In 2012, ahead of the centennial of his birth, a number of initiatives were planned all over the world to celebrate Alan Turing's legacy. Most of these initiatives took the form of conferences where researchers working in one of the areas impacted by Turing's work talked about how their field evolved over the last several decades.
Missing from these celebrations was a key question of Turing's legacy: how have things evolved, over the last several decades, for LGBTQ researchers working in computer science and other fields pioneered by Turing?
To fill this void, I told several of my friends and colleagues that we should "put the gay back in the Turing centennial" and tell stories of LGBTQ theoretical computer scientists. A number of gay and lesbian colleagues responded to this proposal, and so did a straight ally, and I collected their essays on my blog. They can be found at
https://lucatrevisan.wordpress.com/tag/turing-centennial/
Rereading these essays after nine years, it is inevitable to see the cultural shifts that have taken place in these years. Discrimination of same-sex couples in immigration rules and in other aspects that affect academic research were a big deal in 2012. In 2021, same-sex marriage is the law of the land in most Western countries, sadly not including Italy (but even in Italy we have civil unions that provide many of the duties and privileges of marriage). Nine years ago, none of my respondents were trans, while now I know a number of trans theoretical computer scientists, including a former undergraduate student and a former graduate student of mine.
A number of issues, however, remain as timely today as they were nine years ago.
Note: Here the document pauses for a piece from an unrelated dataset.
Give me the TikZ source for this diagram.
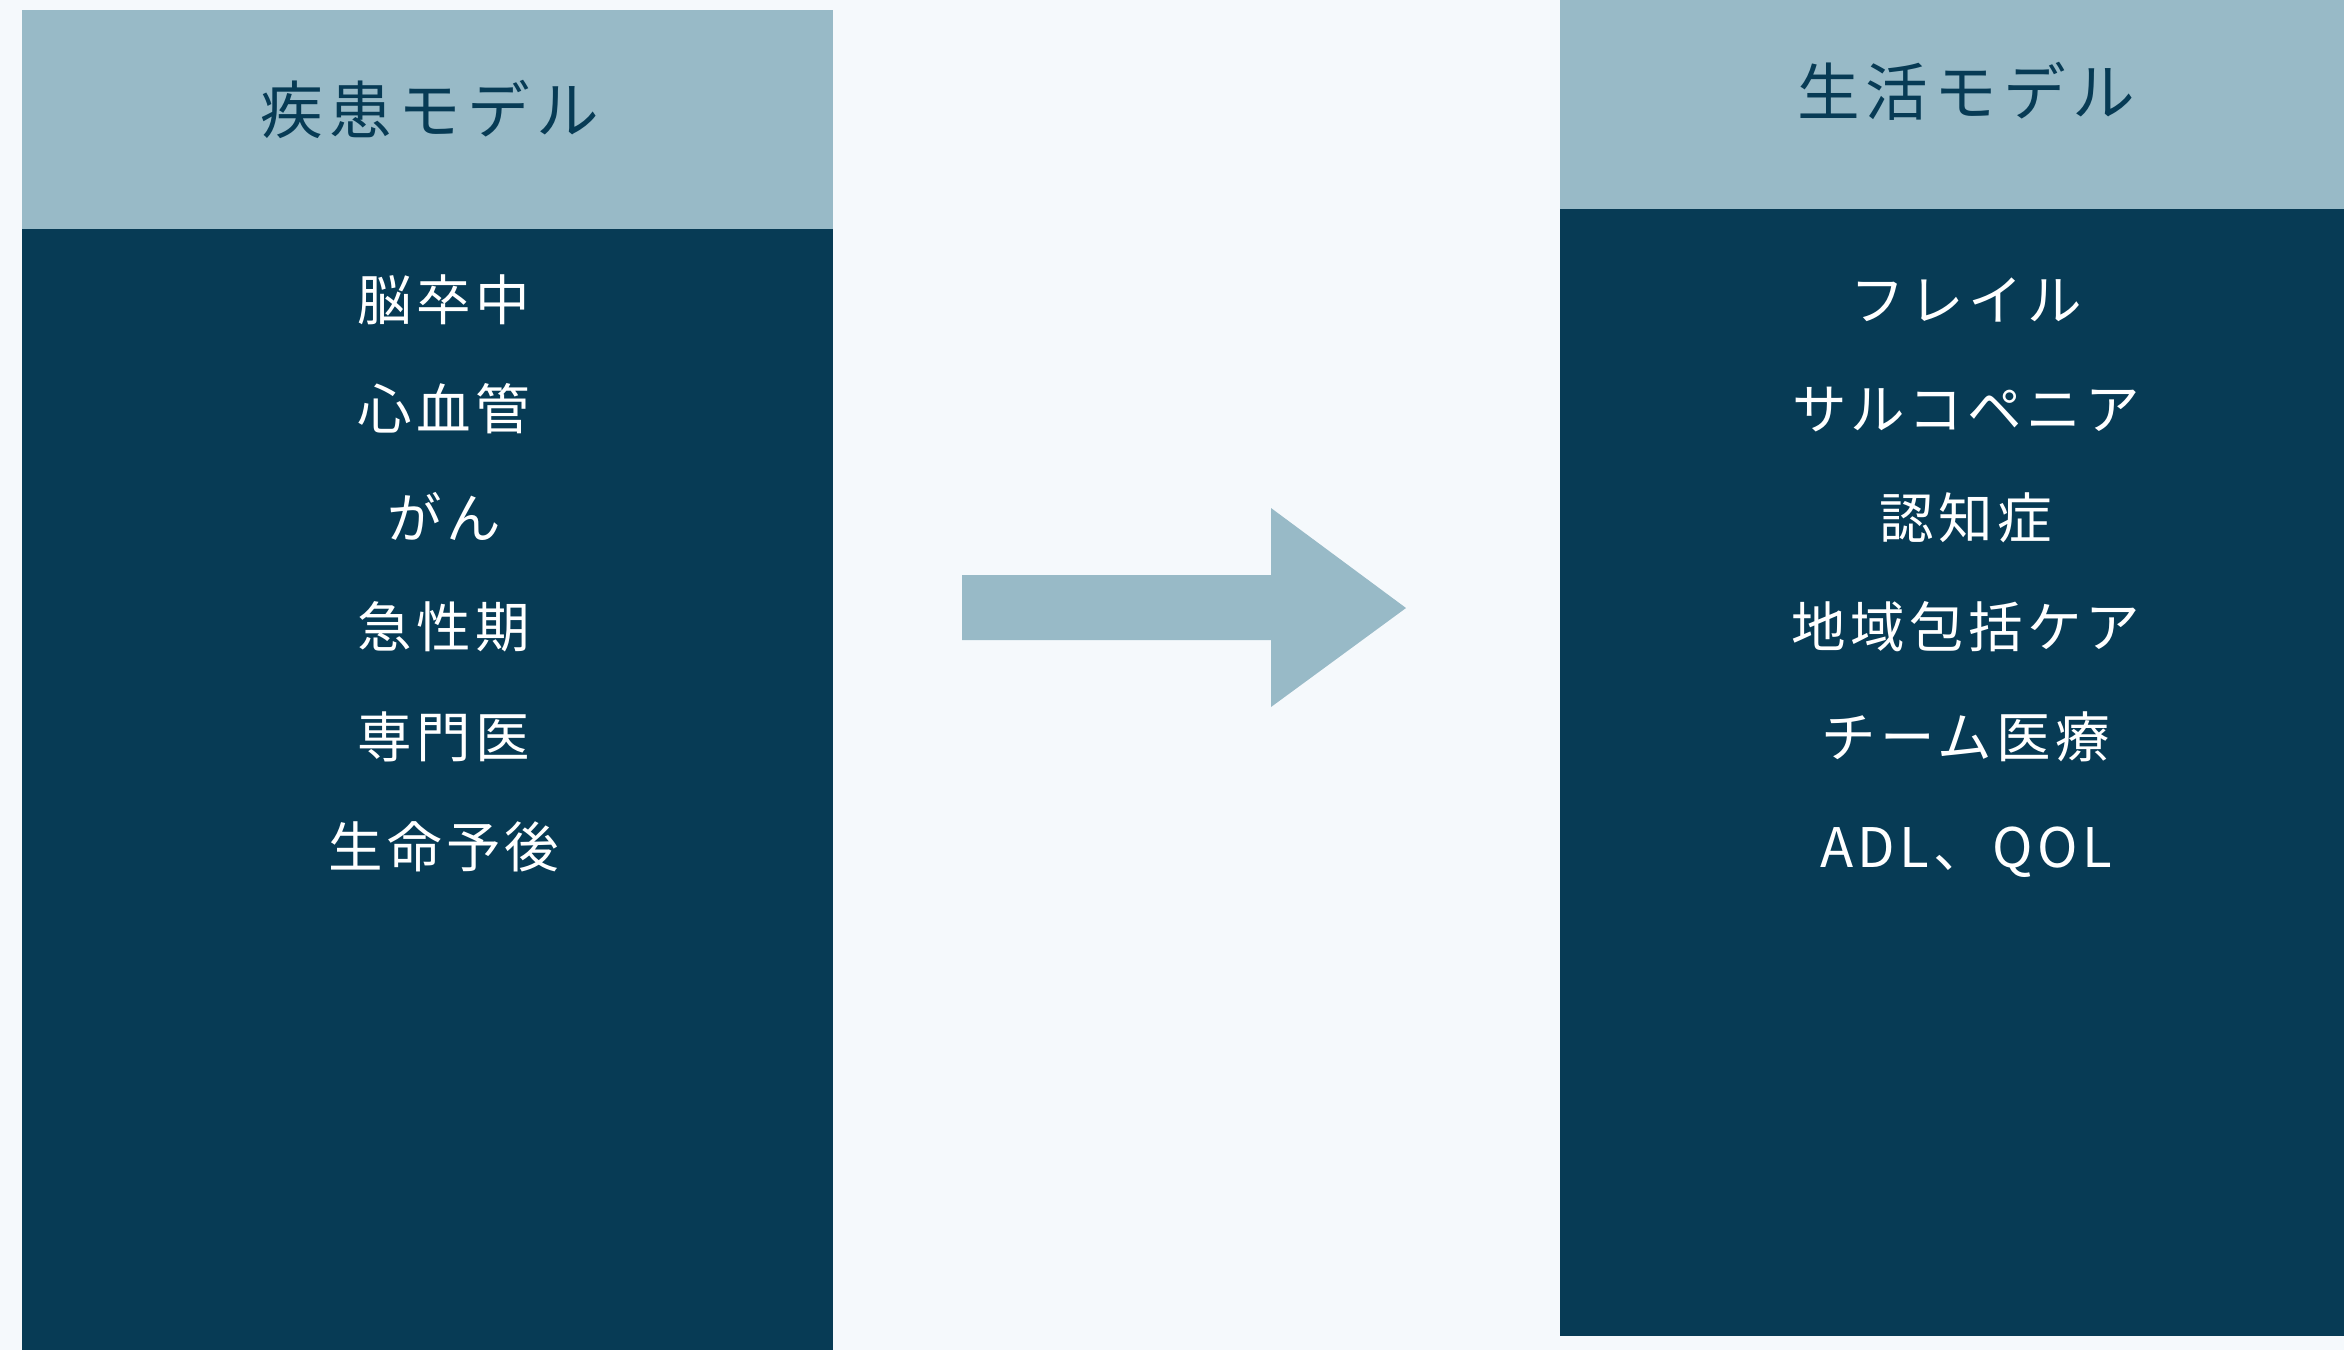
\documentclass[tikz,border=0pt]{standalone}
\usepackage{fontspec}
\newfontfamily\jp[LetterSpace=8]{Noto Sans CJK JP}
\newfontfamily\jph[LetterSpace=10]{Noto Sans CJK JP}
\definecolor{bg}{HTML}{F5F9FC}
\definecolor{lightb}{HTML}{98BAC7}
\definecolor{darkb}{HTML}{073B55}
\begin{document}
\begin{tikzpicture}[x=0.01cm,y=-0.01cm,
  hdr/.style={font=\jph\fontsize{17.8}{20}\selectfont, text=darkb, anchor=center, inner sep=0pt, text height=0.88em, text depth=0.12em},
  item/.style={font=\jp\fontsize{15.5}{18}\selectfont, text=white, anchor=center, inner sep=0pt, text height=0.88em, text depth=0.12em}]
\fill[bg] (0,0) rectangle (2344,1350);
\useasboundingbox (0,0) rectangle (2344,1350);
% left panel
\fill[lightb] (22,10) rectangle (833,229);
\fill[darkb] (22,229) rectangle (833,1350);
% right panel
\fill[lightb] (1560,0) rectangle (2344,209);
\fill[darkb] (1560,209) rectangle (2344,1336);
% arrow
\fill[lightb] (962,575) -- (1271,575) -- (1271,508) -- (1406,608) -- (1271,707) -- (1271,640) -- (962,640) -- cycle;
% headers
\node[hdr] (lh) at (430,120) {疾患モデル};
\node[hdr] (rh) at (1966,102) {生活モデル};
% left items
\node[item] (l1) at (444,307) {脳卒中};
\node[item] (l2) at (444,416) {心血管};
\node[item] (l3) at (444,525) {がん};
\node[item] (l4) at (444,634) {急性期};
\node[item] (l5) at (444,744) {専門医};
\node[item] (l6) at (444,854) {生命予後};
% right items
\node[item] (r1) at (1966,307) {フレイル};
\node[item] (r2) at (1966,416) {サルコペニア};
\node[item] (r3) at (1966,525) {認知症};
\node[item] (r4) at (1966,634) {地域包括ケア};
\node[item] (r5) at (1966,744) {チーム医療};
\node[item] (r6) at (1966,854) {ADL、QOL};
\end{tikzpicture}
\end{document}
A common theme in the essays was that people experienced a community that was very supportive about their coming out, but they had not known what to expect, and they experienced their coming out as a leap of faith. I think that, in most STEM fields, both dynamics are common, that there is warm acceptance of diversity, but also that there isn't much awareness and discussion, so that each generation of young graduate students has to make a leap of faith when coming out. I believe in the importance of LGBTQ visibility in STEM, to mitigate the latter issue.
Irit Dinur, a professor at the Weizmann institute in Israel, spoke of the parallel between the sense of "coming home" to her community that she experienced the first time she attended a pride celebration, and the sense of also "coming home" to a community that she experienced when she began graduate studies. I had never thought of this parallel before she wrote about it, but it very much matches my own experience. Ashwin Nayak, a professor at the University of Waterloo in Canada, wrote a deeply affecting personal narrative about his coming out years as a student in Berkeley and a postdoc at Caltech.
I hope that, in time for the Turing bicentennial, and hopefully much earlier, we can see a more visible and proud LGBTQ presence in STEM, contributing to breaking down stereotypes both about STEM careers and about LGBTQ people, as part of a broader progress of society beyond stigmatization, discrimination and stereotyping, so that all individuals can rightfully feel that all life paths are open to them, without regard for the particular intersection of characteristics that make each person unique. Happy Pride to everybody!